The Federal Communications Commission will hold public hearings in New York and New Jersey on Feb. 5 to assess the havoc Hurricane Sandy wreaked on telecommunications networks last fall and explore ways to improve survivability in natural disasters.
The October Northeast superstorm knocked out 25 percent of the cellphone sites in its path, due to both physical damage and a lack of power, problems that persisted for weeks.

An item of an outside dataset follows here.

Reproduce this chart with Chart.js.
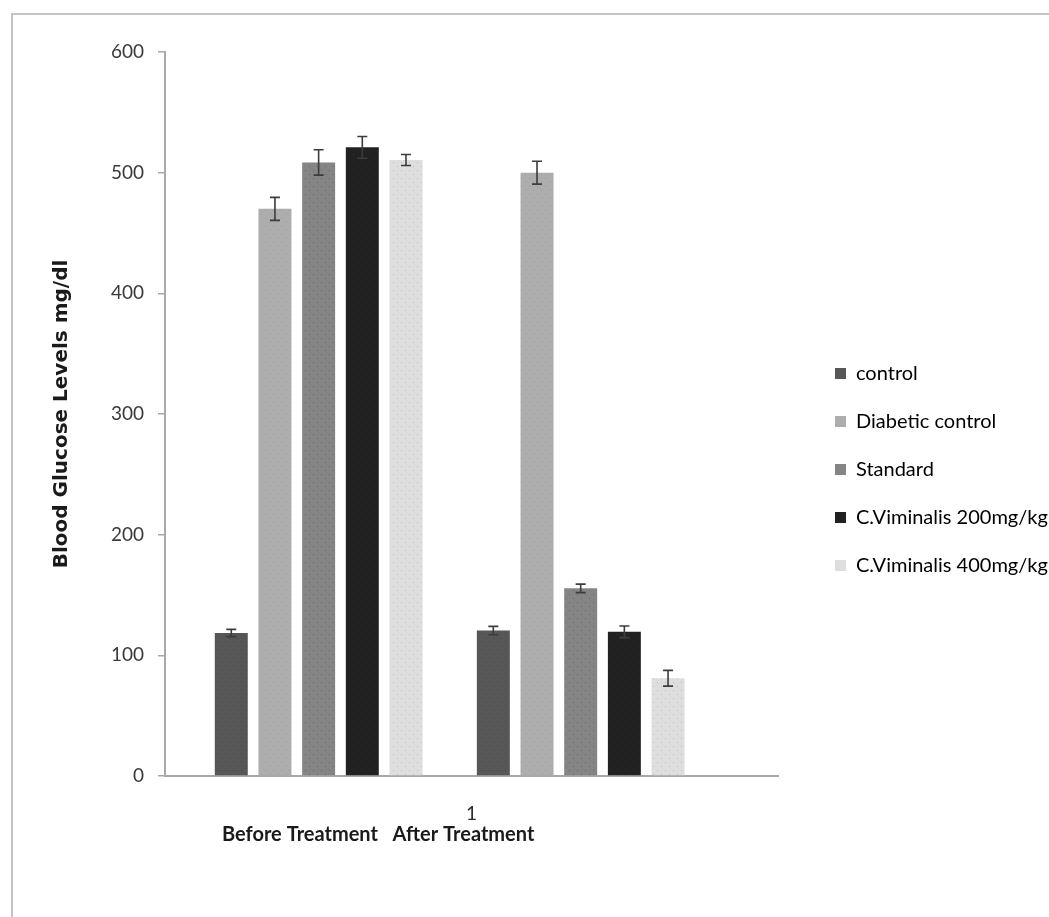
<!DOCTYPE html>
<html>
<head>
<meta charset="utf-8">
<script src="https://cdn.jsdelivr.net/npm/chart.js@4.4.1/dist/chart.umd.min.js"></script>
<style>
  html, body { margin: 0; padding: 0; background: #fff; overflow: hidden; }
  #frame {
    position: absolute; left: 11px; top: 13px; width: 1100px; height: 1000px;
    border-left: 2px solid #c4c4c4; border-top: 2px solid #c4c4c4;
  }
  #chart { position: absolute; left: 0; top: 0; }
</style>
</head>
<body>
<div id="frame"></div>
<canvas id="chart" width="1049" height="917"></canvas>
<script>
const groupNames = ["control", "Diabetic control", "Standard", "C.Viminalis 200mg/kg", "C.Viminalis 400mg/kg"];
const beforeMeans = [118.5, 470, 508.5, 521, 510.5];
const beforeErrors = [3, 9.5, 10.5, 9, 4.5];
const afterMeans = [120.5, 500, 155.5, 119.5, 81];
const afterErrors = [3.5, 9.5, 3.5, 4.8, 6.5];
const xLabels = ["1"];
const yTicks = [0, 100, 200, 300, 400, 500, 600];
const xCaption = "Before Treatment   After Treatment";
const yTitle = "Blood Glucose Levels mg/dl";

const solidColors = ["#575757", "#adadad", "#858585", "#212121", "#dedede"];
const dotColors = ["#474747", "#9a9a9a", "#6a6a6a", "#303030", "#bcbcc8"];

function makePattern(base, dot) {
  const tile = document.createElement("canvas");
  tile.width = 8;
  tile.height = 8;
  const c = tile.getContext("2d");
  c.fillStyle = base;
  c.fillRect(0, 0, 8, 8);
  c.fillStyle = dot;
  c.fillRect(1, 2, 1, 1);
  c.fillRect(5, 6, 1, 1);
  return c.createPattern(tile, "repeat");
}

const patterns = solidColors.map((col, i) => makePattern(col, dotColors[i]));

// 12 slots in the single category: 5 before, gap, 5 after, gap
const datasets = [];
groupNames.forEach((name, i) => {
  datasets.push({ label: name, data: [beforeMeans[i]], errors: [beforeErrors[i]], backgroundColor: patterns[i] });
});
datasets.push({ label: "", data: [null], errors: [null] });
groupNames.forEach((name, i) => {
  datasets.push({ label: name, data: [afterMeans[i]], errors: [afterErrors[i]], backgroundColor: patterns[i] });
});
datasets.push({ label: "", data: [null], errors: [null] });

const errorBars = {
  id: "errorBars",
  afterDatasetsDraw(chart) {
    const ctx = chart.ctx;
    const y = chart.scales.y;
    ctx.save();
    ctx.strokeStyle = "#3c3c3c";
    ctx.lineWidth = 1.6;
    chart.data.datasets.forEach((ds, di) => {
      const meta = chart.getDatasetMeta(di);
      meta.data.forEach((bar, j) => {
        const v = ds.data[j];
        const e = ds.errors[j];
        if (v == null || e == null) return;
        const top = y.getPixelForValue(v + e);
        const bottom = y.getPixelForValue(v - e);
        const cx = bar.x;
        ctx.beginPath();
        ctx.moveTo(cx, top);
        ctx.lineTo(cx, bottom);
        ctx.moveTo(cx - 5, top);
        ctx.lineTo(cx + 5, top);
        ctx.moveTo(cx - 5, bottom);
        ctx.lineTo(cx + 5, bottom);
        ctx.stroke();
      });
    });
    ctx.restore();
  },
};

const caption = {
  id: "caption",
  afterDraw(chart) {
    const ctx = chart.ctx;
    const area = chart.chartArea;
    ctx.save();
    ctx.font = "bold 20px Lato";
    ctx.fillStyle = "#1a1a1a";
    ctx.textBaseline = "middle";
    ctx.textAlign = "left";
    ctx.fillText(xCaption, area.left + 57, area.bottom + 59);
    ctx.restore();
  },
};

Chart.defaults.font.family = "Lato";

new Chart(document.getElementById("chart"), {
  type: "bar",
  data: { labels: xLabels, datasets },
  plugins: [errorBars, caption],
  options: {
    responsive: false,
    animation: false,
    layout: { padding: { top: 52, left: 10, right: 0, bottom: 30 } },
    datasets: { bar: { categoryPercentage: 0.855, barPercentage: 0.755 } },
    scales: {
      x: {
        grid: { display: false, drawTicks: false },
        border: { display: true, color: "#a8a8a8", width: 2 },
        ticks: { color: "#2a2a2a", font: { size: 19 }, padding: 26 },
        afterFit(scale) { scale.height = 111; },
      },
      y: {
        min: 0,
        max: 600,
        afterBuildTicks(scale) { scale.ticks = yTicks.map((v) => ({ value: v })); },
        grid: { drawOnChartArea: false, tickLength: 7, color: "#a8a8a8", lineWidth: 1.5 },
        border: { display: true, color: "#a8a8a8", width: 2 },
        ticks: { color: "#3a3a3a", font: { size: 19 }, padding: 14 },
        title: {
          display: true,
          text: yTitle,
          color: "#1a1a1a",
          font: { family: "DejaVu Sans", size: 20, weight: "bold" },
          padding: { top: 40, bottom: 0 },
        },
        afterFit(scale) { scale.width = 155; },
      },
      // empty strip between the plot and the legend
      gap: {
        position: "right",
        display: true,
        grid: { display: false, drawTicks: false },
        border: { display: false },
        ticks: { display: false },
        afterFit(scale) { scale.width = 29; },
      },
    },
    plugins: {
      tooltip: { enabled: false },
      legend: {
        position: "right",
        maxWidth: 242,
        labels: {
          boxWidth: 11,
          boxHeight: 11,
          padding: 28,
          color: "#333333",
          font: { size: 20 },
          generateLabels() {
            return groupNames.map((name, i) => ({
              text: name,
              fillStyle: solidColors[i],
              strokeStyle: solidColors[i],
              lineWidth: 0,
              hidden: false,
              datasetIndex: i,
            }));
          },
        },
      },
    },
  },
});
</script>
</body>
</html>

Roughly one-quarter of broadband, home phone or cable services also experienced widespread outages, FCC officials said at the time.
When he announced plans to hold the hearings last November, FCC Chairman Julius Genachowski said that since telecommunications firms had advance notice of the storm, he wanted to examine how they took advantage of this warning to stage assets, such as portable cell towers, before Sandy hit.
FCC also plans to examine the need for beefed up back-jump power systems and improved backhaul links that connect cell towers to central switches and wired networks, Genachowski said.
The hearings also will focus on the slow restoration of services in the wake of Sandy and how future operations could be improved by giving telecommunications companies priority access to generators and fuel.
Genachowski said FCC also wants to determine how libraries, schools and community centers can serve as temporary post-disaster communications centers and the role social media can play as a communications backstop.
The agency said the hearings next month will help “facilitate a wider national dialogue about the resiliency of communications networks by focusing on the impact of Superstorm Sandy, and help inform recommendations and actions to strengthen wired and wireless networks in the face of such large-scale emergencies.”
The two hearings on Feb. 5 will be at the Alexander Hamilton U.S. Customs House in Manhattan and the Stevens Institute of Technology in Hoboken, N.J. Live audio or video coverage of the hearings will be accessible from the FCC website.